The same pattern is repeated across hundreds of tests. The author's options:

  1. Refactor each test individually to use Clock. Linear effort but high coverage.
  2. Adopt synctest and convert tests in bulk.

Optimisation

Bulk-convert using a sed-like script (or gopls-based codemod):

For each test file, wrap the function body in synctest.Test:

func TestThing(t *testing.T) {
    synctest.Test(t, func(t *testing.T) {
        // ... original body ...
    })
}

Tests that fail post-conversion (due to bubble incompatibility) get individual attention.

Result

Tests with virtual-time sleeps run in microseconds. Suite drops from 75 seconds to ~5 seconds. Individual investigations:

  • Tests that fail due to real network I/O get refactored to use mocks.
  • Tests that fail due to OS-level I/O get isolated.
  • A small number of tests resist conversion and stay slow — track them separately.

Long-term

  • Lint rule: time.Sleep in _test.go is forbidden except inside synctest.Test bubbles.
  • Dashboard: count of non-bubble sleeps, trending to zero.

How To Approach New Scenarios

When you find a sleep-based test in real code, follow this routine:

  1. Identify the event the sleep is waiting for. Be specific: "the goroutine has called Done", "the cache entry has expired", "the retry has completed 3 attempts".
  2. Pick the primitive. Refer to the middle.md playbook table.
  3. Refactor the test. Add the safety timeout but eliminate the synchronisation sleep.
  4. Measure. Run the test 1000 times under -race and varying GOMAXPROCS. Ensure zero failures.
  5. Measure wall time. Compare before/after. The improvement is usually 100-10000x.

When optimisation does not help

A few cases where removing the sleep does not speed things up:

  • Tests bound by real I/O (databases, network) — they spend most of their time outside the sleep.
  • Tests that use synctest cannot speed up the bubble's setup work (only the time-bound parts).
  • Tests that use assert.Eventually with a small step are already nearly optimal.

In those cases, the speedup is small but the determinism improvement is huge.

When optimisation reveals real bugs

Removing sleeps often surfaces hidden bugs:

  • Production code that was relying on the sleep to "wake up" some other goroutine. The wake never happens deterministically; you discover a missing notification.
  • Memory races that were masked because the sleep usually let the producer finish first. Now the race fires under -race.
  • Goroutine leaks that were waiting "just long enough" for the sleep to extend the test, but leaked beyond. Now goleak catches them.

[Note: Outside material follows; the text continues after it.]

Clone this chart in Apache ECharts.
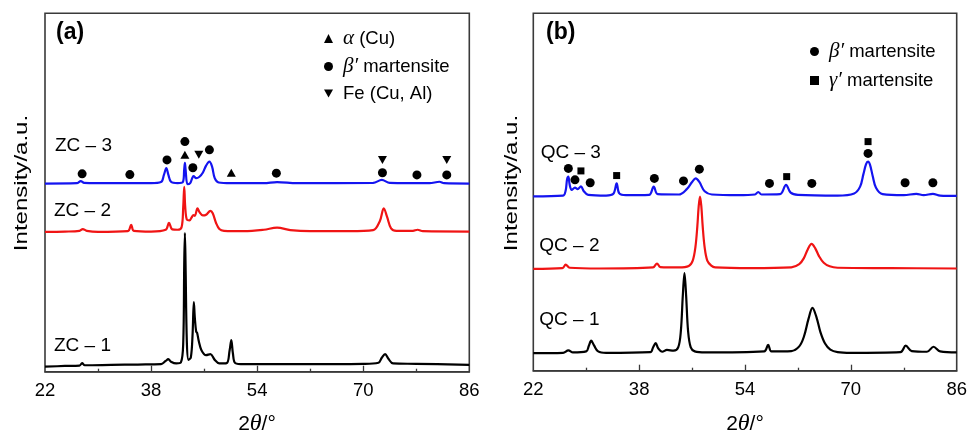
<!DOCTYPE html>
<html>
<head>
<meta charset="utf-8">
<script src="https://cdn.jsdelivr.net/npm/echarts@6/dist/echarts.min.js"></script>
<style>
html, body { margin: 0; padding: 0; background: #fff; }
#main { width: 978px; height: 434px; }
</style>
</head>
<body>
<div id="main"></div>
<script>
// axis ticks
const tickLabels = [22, 38, 54, 70, 86];
const majorTicks = [38, 54, 70];
const minorTicks = [30, 46, 62, 78];

// (a) ZC patterns, [2theta, intensity a.u.]
const zc1 = [[22,1.4],[25,1.6],[27.2,1.7],[27.6,2.4],[28,1.8],[32,1.9],[36,2.0],[39.5,2.1],[40.2,3.0],[40.6,3.5],[41.0,2.8],[41.8,2.3],[42.5,2.6],[42.85,8],[43.0,30],[43.1,38.7],[43.2,30],[43.4,8],[43.65,3.3],[44.0,4.0],[44.25,10],[44.45,19.4],[44.6,15],[44.8,11.2],[44.95,10.8],[45.2,8.5],[45.6,6.0],[46.3,4.6],[46.95,4.9],[47.6,3.3],[48.3,2.3],[49.4,2.4],[49.85,6],[50.1,8.8],[50.35,5],[50.7,2.4],[52,2.1],[60,2.1],[70,2.2],[72.3,2.5],[72.8,3.9],[73.3,4.9],[73.8,3.6],[74.5,2.3],[78,2.2],[86,1.9]];
const zc2 = [[22,39.0],[25,39.1],[27.2,39.3],[27.7,39.8],[28.3,39.3],[30,39.0],[34.5,39.2],[35.0,41.0],[35.4,39.3],[38,39.1],[40.2,39.6],[40.7,41.5],[41.2,39.7],[42.0,39.6],[42.6,40.3],[42.85,46],[43.0,51.6],[43.15,46],[43.4,42.4],[43.8,42.2],[44.1,43.0],[44.4,43.7],[44.6,43.5],[45.0,45.6],[45.3,44.5],[45.8,43.6],[46.3,43.8],[46.95,44.9],[47.3,44.2],[47.8,41.5],[48.3,39.8],[49,39.3],[52,39.2],[55,39.6],[57,40.2],[59,39.5],[62,39.2],[68,39.2],[71.5,39.5],[72.5,42],[73.1,45.6],[73.6,43.2],[74.2,40.0],[75,39.3],[77.5,39.3],[78.2,39.6],[79,39.2],[86,39.1]];
const zc3 = [[22,52.5],[26.8,52.6],[27.4,53.2],[27.9,52.7],[32,52.6],[38,52.6],[39.5,52.9],[39.95,55.0],[40.3,56.8],[40.6,55.0],[41.0,53.0],[42,52.6],[42.8,52.9],[43.0,56.5],[43.1,58.3],[43.2,56.5],[43.5,52.3],[43.9,52.6],[44.2,54.0],[44.4,54.6],[44.8,54.0],[45.3,54.4],[45.8,55.5],[46.3,57.5],[46.8,58.6],[47.2,57.2],[47.6,54.0],[48.2,52.8],[50,52.6],[55,52.6],[57,52.9],[60,52.6],[71.5,52.7],[72.8,53.5],[74,52.7],[80,52.6],[81.5,53.0],[82.2,52.6],[86,52.5]];

// (a) phase markers
const aAlpha = [[43.1,60.5],[50.1,55.5]];
const aBeta = [[27.6,55.2],[34.8,55.0],[40.4,59.1],[43.1,64.2],[44.3,56.9],[46.8,61.9],[56.9,55.4],[72.9,55.5],[78.1,54.9],[82.6,54.9]];
const aFe = [[45.2,60.5],[72.9,59.1],[82.6,59.1]];

// (b) QC patterns
const qc1 = [[22,4.9],[26.5,5.0],[27.3,5.7],[28,5.1],[30.0,5.4],[30.4,7.0],[30.75,8.4],[31.2,7.0],[31.8,5.4],[33,5.0],[39.7,5.2],[40.1,6.5],[40.5,7.7],[40.9,6.2],[41.5,5.3],[42.2,5.8],[43.2,5.6],[43.9,6.5],[44.3,11],[44.6,21],[44.85,27.3],[45.1,21],[45.4,11],[45.8,6.5],[46.4,5.4],[48,5.1],[56.9,5.4],[57.5,7.2],[58,5.4],[61,5.5],[62.2,6.8],[62.9,9.5],[63.6,14.5],[64.2,17.6],[64.8,15.0],[65.4,10.8],[66.1,7.6],[66.9,5.9],[68,5.2],[70,5.0],[77.5,5.2],[78.3,7.0],[79.2,5.5],[81.5,5.3],[82.5,6.7],[83.5,5.4],[86,5.1]];
const qc2 = [[22,28.5],[26.4,28.7],[26.9,29.7],[27.5,28.8],[32,28.6],[40.1,28.9],[40.7,30.0],[41.2,29.0],[44,28.9],[45.5,29.3],[46.1,30.8],[46.5,34.5],[46.8,40.5],[47.0,46],[47.2,48.7],[47.4,46],[47.6,40.5],[47.9,34.5],[48.3,30.8],[48.9,29.4],[49.5,28.9],[55,28.7],[61,28.9],[62.2,29.8],[62.9,31.5],[63.5,34.0],[64.06,35.5],[64.6,34.3],[65.2,32.0],[65.9,30.2],[66.8,29.2],[68,28.8],[76,28.7],[86,28.6]];
const qc3 = [[22,48.8],[26.5,49.0],[26.9,50.5],[27.1,53.5],[27.3,54.3],[27.5,52.0],[27.8,50.6],[28.3,51.2],[28.7,50.8],[29.2,51.6],[29.6,50.3],[30.3,49.2],[33,49.0],[34.1,49.5],[34.6,52.4],[35.0,49.6],[36,49.1],[39.5,49.2],[40.2,51.5],[40.8,49.4],[44,49.3],[45.2,50.8],[46.0,52.8],[46.55,53.8],[47.1,52.8],[47.9,50.2],[49,49.3],[53,49.1],[55.5,49.3],[56.0,50.0],[56.5,49.3],[59.3,49.4],[60.2,52.0],[60.9,49.8],[62,49.2],[68,49.0],[70.5,49.6],[71.4,51.5],[71.9,55.0],[72.3,57.8],[72.6,58.5],[72.9,57.6],[73.3,54.5],[73.8,51.2],[74.8,49.4],[78,49.1],[79.9,49.5],[81,49.1],[82.4,49.5],[83.5,49.0],[86,48.9]];

// (b) phase markers
const bBeta = [[27.3,56.6],[28.3,53.4],[30.6,52.6],[40.3,53.8],[44.7,53.1],[47.1,56.4],[57.7,52.4],[64.1,52.4],[72.6,60.8],[78.2,52.6],[82.4,52.6]];
const bGamma = [[29.2,55.9],[34.6,54.6],[60.3,54.3],[72.6,64.1]];

const FONT = 'Liberation Sans, Arial, sans-serif';
const frame = '#3a3a3a';
const downTri = 'path://M0,0L10,0L5,8.66Z';

function xAxes(gi) {
  return [{
    gridIndex: gi, type: 'value', min: 22, max: 86, position: 'bottom',
    axisLine: { lineStyle: { color: frame, width: 1.6 } },
    axisTick: { inside: true, length: 6, customValues: majorTicks, lineStyle: { color: frame, width: 1.3 } },
    axisLabel: { customValues: tickLabels, color: '#000', fontSize: 18.5, fontFamily: FONT, margin: 10 },
    splitLine: { show: false }
  }, {
    gridIndex: gi, type: 'value', min: 22, max: 86, position: 'bottom',
    axisLine: { show: false },
    axisTick: { inside: true, length: 3, customValues: minorTicks, lineStyle: { color: frame, width: 1.3 } },
    axisLabel: { show: false },
    splitLine: { show: false }
  }];
}

function yAxis(gi) {
  return { gridIndex: gi, type: 'value', min: 0, max: 100, show: false };
}

function curve(name, data, color, gi) {
  return {
    name: name, type: 'line', xAxisIndex: gi * 2, yAxisIndex: gi, data: data,
    showSymbol: false, smooth: 0.35, silent: true,
    lineStyle: { color: color, width: 2.2 }, itemStyle: { color: color }, z: 2
  };
}

function marks(name, data, symbol, size, gi) {
  return {
    name: name, type: 'scatter', xAxisIndex: gi * 2, yAxisIndex: gi, data: data,
    symbol: symbol, symbolSize: size, itemStyle: { color: '#000', opacity: 1 }, silent: true, z: 3
  };
}

const legendText = {
  'α (Cu)': '{s| }{g|α} (Cu)',
  'β′ martensite': '{s| }{g|β′} martensite',
  'Fe (Cu, Al)': '{s| }Fe (Cu, Al)',
  'γ′ martensite': '{s| }{g|γ′} martensite'
};
const legendRich = {
  s: { width: 5 },
  g: { fontFamily: 'Liberation Serif, serif', fontStyle: 'italic', fontSize: 21, color: '#000' }
};

function legend(names, left, top, gap) {
  return {
    data: names, orient: 'vertical', left: left, top: top, itemGap: gap,
    itemWidth: 9, itemHeight: 9, selectedMode: false,
    itemStyle: { opacity: 1 },
    formatter: n => legendText[n],
    textStyle: { color: '#000', fontSize: 18.5, fontFamily: FONT, rich: legendRich }
  };
}

function label(text, x, y, extra) {
  return {
    type: 'text', x: x, y: y, silent: true,
    style: Object.assign({ text: text, fill: '#000', fontSize: 19, fontFamily: FONT, verticalAlign: 'middle' }, extra || {})
  };
}

const thetaRich = { t: { fontFamily: 'Liberation Serif, serif', fontStyle: 'italic', fontSize: 24 } };

const chart = echarts.init(document.getElementById('main'));
chart.setOption({
  animation: false,
  backgroundColor: '#fff',
  grid: [
    { left: 45, right: 508.7, top: 13.3, bottom: 62.3, show: true, borderColor: frame, borderWidth: 1.6 },
    { left: 533.3, right: 21.3, top: 13.3, bottom: 63.3, show: true, borderColor: frame, borderWidth: 1.6 }
  ],
  xAxis: xAxes(0).concat(xAxes(1)),
  yAxis: [yAxis(0), yAxis(1)],
  legend: [
    legend(['α (Cu)', 'β′ martensite', 'Fe (Cu, Al)'], 319, 23, 7),
    legend(['β′ martensite', 'γ′ martensite'], 805, 36, 8)
  ],
  graphic: [
    label('(a)', 56, 33, { fontSize: 23, fontWeight: 'bold' }),
    label('(b)', 546, 33, { fontSize: 23, fontWeight: 'bold' }),
    label('ZC – 3', 55, 146),
    label('ZC – 2', 54, 211),
    label('ZC – 1', 54, 346),
    label('QC – 3', 540.7, 153),
    label('QC – 2', 539.3, 246),
    label('QC – 1', 539.3, 319.5),
    Object.assign(label('Intensity/a.u.', 21.7, 183, { align: 'center', fontSize: 18.5 }), { rotation: Math.PI / 2, scaleX: 1.3 }),
    Object.assign(label('Intensity/a.u.', 511.7, 183, { align: 'center', fontSize: 18.5 }), { rotation: Math.PI / 2, scaleX: 1.3 }),
    label('2{t|θ}/°', 257, 424, { align: 'center', fontSize: 21, rich: thetaRich }),
    label('2{t|θ}/°', 745, 424, { align: 'center', fontSize: 21, rich: thetaRich })
  ],
  series: [
    curve('ZC-1', zc1, '#000000', 0),
    curve('ZC-2', zc2, '#f01414', 0),
    curve('ZC-3', zc3, '#1414f0', 0),
    marks('α (Cu)', aAlpha, 'triangle', [9, 8], 0),
    marks('β′ martensite', aBeta, 'circle', 9, 0),
    marks('Fe (Cu, Al)', aFe, downTri, [9, 8], 0),
    curve('QC-1', qc1, '#000000', 1),
    curve('QC-2', qc2, '#f01414', 1),
    curve('QC-3', qc3, '#1414f0', 1),
    marks('β′ martensite', bBeta, 'circle', 9, 1),
    marks('γ′ martensite', bGamma, 'rect', 7, 1)
  ]
});
window.addEventListener('resize', () => chart.resize());
</script>
</body>
</html>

These are good. The optimisation has paid for itself many times over by exposing real defects.


Summary

Optimisations against sleep-for-sync follow a pattern:

  • Replace the sleep with a deterministic primitive.
  • Add a safety timeout if the new primitive could hang.
  • Run under -race -count=N to verify zero flakiness.
  • Measure wall-time savings.

The wall-time wins are often 100-10000x. The flakiness wins are always to zero. The exposed bugs are bonus material.

Whichever scenarios you tackle, the underlying recipe is always:

Wait for the event you actually care about, not for a duration that approximates when the event might happen.

Once that recipe is internalised, every sleep-based test in your career writes itself into a faster, deterministic version.